The draft gives “very broad definitions of the remit of the law, including everything from threats to national security to promoting the welfare of the people, meaning that essentially anything could be considered to require intelligence-gathering,” she said.
State security already does many of the things covered by this law, apparently, but it does them without much in the way of legal cover. This law will supply that. The intent, aside from expanding state surveillance authority broadly, is likely to help President Xi Jinping tighten his control over the Chinese Communist Party, whose leaders could also be subject to these surveillance measures if they don’t toe the line.
NORTH KOREA
Speaking of economics–my favorite!–gasoline prices have absolutely skyrocketed in Pyongyang over the past month (below the socialist surface, Pyongyang has been quietly easing restrictions on free market economies for a while now). They’re reportedly north of $2.30/kg (gas is sold by weight in North Korea) right now, up from $1.30/kg in mid-April and $0.80/kg last April. Gas stations are keeping irregular hours, though there don’t seem to be any gas lines, as there were when the price started surging a month ago. It’s likely that people are hoarding gas, thus driving up the price, because of rumors that China is going to go along with stricter international sanctions after the next North Korean nuclear test. But it could also be that the government is stockpiling gas because it’s anticipating an urgent need, which…is not comforting.
AFRICA
LIBYA
In quite a turnaround from the bloody battle it had to fight to hang on to Brak al-Shati airbase last week, the Libyan National Army basically walked on to Sabha air base today, capturing it from the Misratan “Third Force” without a fight.

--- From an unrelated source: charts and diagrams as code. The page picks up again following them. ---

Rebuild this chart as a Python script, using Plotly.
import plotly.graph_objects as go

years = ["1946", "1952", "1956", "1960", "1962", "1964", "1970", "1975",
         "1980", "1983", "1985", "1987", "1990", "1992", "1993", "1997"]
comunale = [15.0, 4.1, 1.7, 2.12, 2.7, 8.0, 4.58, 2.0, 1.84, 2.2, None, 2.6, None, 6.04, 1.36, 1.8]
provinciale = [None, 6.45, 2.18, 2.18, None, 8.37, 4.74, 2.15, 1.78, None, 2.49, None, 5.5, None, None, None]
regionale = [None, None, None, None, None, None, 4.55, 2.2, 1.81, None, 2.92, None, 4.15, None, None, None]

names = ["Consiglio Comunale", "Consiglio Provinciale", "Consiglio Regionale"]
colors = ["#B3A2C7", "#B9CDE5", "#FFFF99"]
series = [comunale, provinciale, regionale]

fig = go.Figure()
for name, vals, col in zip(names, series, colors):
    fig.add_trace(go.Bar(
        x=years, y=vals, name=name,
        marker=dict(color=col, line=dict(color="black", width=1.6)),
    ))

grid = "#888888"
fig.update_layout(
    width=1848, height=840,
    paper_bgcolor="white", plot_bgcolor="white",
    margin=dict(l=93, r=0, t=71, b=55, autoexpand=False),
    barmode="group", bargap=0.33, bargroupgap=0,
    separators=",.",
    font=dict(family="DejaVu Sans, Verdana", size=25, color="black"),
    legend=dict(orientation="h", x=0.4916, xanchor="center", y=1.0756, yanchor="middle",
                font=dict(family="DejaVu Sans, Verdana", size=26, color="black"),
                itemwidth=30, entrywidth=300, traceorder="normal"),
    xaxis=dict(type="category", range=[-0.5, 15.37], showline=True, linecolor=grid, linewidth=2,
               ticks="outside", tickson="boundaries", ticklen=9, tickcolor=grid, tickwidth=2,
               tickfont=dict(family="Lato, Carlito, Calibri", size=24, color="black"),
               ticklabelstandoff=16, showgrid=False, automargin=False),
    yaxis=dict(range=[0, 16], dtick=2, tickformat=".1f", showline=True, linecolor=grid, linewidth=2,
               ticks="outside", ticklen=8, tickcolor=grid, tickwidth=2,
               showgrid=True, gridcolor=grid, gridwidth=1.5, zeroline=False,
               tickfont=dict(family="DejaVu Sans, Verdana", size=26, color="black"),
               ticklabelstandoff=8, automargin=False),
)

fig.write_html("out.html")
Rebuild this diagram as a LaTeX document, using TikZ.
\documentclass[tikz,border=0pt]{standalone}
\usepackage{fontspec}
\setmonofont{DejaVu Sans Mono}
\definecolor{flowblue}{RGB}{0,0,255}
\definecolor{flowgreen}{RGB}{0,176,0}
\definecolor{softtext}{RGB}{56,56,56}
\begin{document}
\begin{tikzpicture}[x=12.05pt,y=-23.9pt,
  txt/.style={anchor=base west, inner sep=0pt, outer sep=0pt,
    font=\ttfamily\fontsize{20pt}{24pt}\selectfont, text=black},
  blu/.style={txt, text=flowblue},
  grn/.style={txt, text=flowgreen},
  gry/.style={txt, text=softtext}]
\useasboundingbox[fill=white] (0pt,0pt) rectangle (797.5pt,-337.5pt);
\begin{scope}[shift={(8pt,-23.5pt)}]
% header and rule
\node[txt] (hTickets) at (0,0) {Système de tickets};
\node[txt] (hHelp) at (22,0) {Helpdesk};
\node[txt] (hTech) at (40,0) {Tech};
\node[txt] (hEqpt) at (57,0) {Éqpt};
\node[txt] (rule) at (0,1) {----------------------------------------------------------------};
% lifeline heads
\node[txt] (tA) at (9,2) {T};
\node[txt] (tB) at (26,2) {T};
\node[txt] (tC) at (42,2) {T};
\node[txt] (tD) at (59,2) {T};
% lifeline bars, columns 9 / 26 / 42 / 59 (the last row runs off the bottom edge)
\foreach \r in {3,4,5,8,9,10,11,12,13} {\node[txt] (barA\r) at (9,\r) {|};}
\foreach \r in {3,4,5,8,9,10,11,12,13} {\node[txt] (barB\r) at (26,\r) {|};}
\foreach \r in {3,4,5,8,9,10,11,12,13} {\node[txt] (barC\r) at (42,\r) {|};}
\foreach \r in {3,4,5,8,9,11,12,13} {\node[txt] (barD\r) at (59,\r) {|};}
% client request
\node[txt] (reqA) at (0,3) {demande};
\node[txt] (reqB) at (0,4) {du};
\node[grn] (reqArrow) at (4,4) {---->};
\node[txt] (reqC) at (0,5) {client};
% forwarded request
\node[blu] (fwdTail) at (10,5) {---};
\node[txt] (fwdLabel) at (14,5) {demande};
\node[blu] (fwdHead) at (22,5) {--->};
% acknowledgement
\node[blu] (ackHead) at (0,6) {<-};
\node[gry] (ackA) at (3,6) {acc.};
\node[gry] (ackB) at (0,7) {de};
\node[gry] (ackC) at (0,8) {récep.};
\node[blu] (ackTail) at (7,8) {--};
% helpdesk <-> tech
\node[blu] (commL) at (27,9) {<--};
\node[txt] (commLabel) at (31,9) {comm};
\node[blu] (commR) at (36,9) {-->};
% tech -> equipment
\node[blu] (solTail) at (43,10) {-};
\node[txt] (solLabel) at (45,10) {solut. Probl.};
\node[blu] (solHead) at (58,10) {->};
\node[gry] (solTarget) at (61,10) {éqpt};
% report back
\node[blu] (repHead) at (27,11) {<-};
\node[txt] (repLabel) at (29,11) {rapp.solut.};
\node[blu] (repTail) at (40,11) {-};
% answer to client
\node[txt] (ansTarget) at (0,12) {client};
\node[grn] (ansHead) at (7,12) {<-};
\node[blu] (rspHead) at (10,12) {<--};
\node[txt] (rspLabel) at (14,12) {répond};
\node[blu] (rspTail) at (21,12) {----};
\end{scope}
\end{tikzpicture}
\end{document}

Sabha is about 60 km southeast of Brak al-Shati. Its abandonment appears to have been part of a larger Third Force withdrawal from the Sabha area, and it puts the LNA deeper into southern Libya.
IVORY COAST
You know those mutineers that keep causing problems in Ivory Coast, seizing control of roads and sometimes entire cities as they protest for bonus payments from the government? According to Reuters, somebody powerful is arming them, and the Ivorian army isn’t particularly interested in following President Alassane Ouattara’s orders to suppress the mutinies. This does not bode well for stability leading up to the country’s 2020 presidential election.
CENTRAL AFRICAN REPUBLIC
The UN says that militia fighting in southern and central CAR over the past week has killed more than 300 people and displaced a whopping 100,000 more. This is as bad as things have been in CAR in terms of displacement since the height of the country’s civil war in 2013.
AMERICAS
BRAZIL
Embattled and (allegedly) almost comically corrupt Brazilian President Michel Temer has revoked his decree authorizing his army to police the capital, Brasilia, as suddenly as he implemented it. He did take some heat from the city government of Brasilia for not consulting them over the decision, but otherwise I’m not sure what motivated him to pull this rather substantial 180.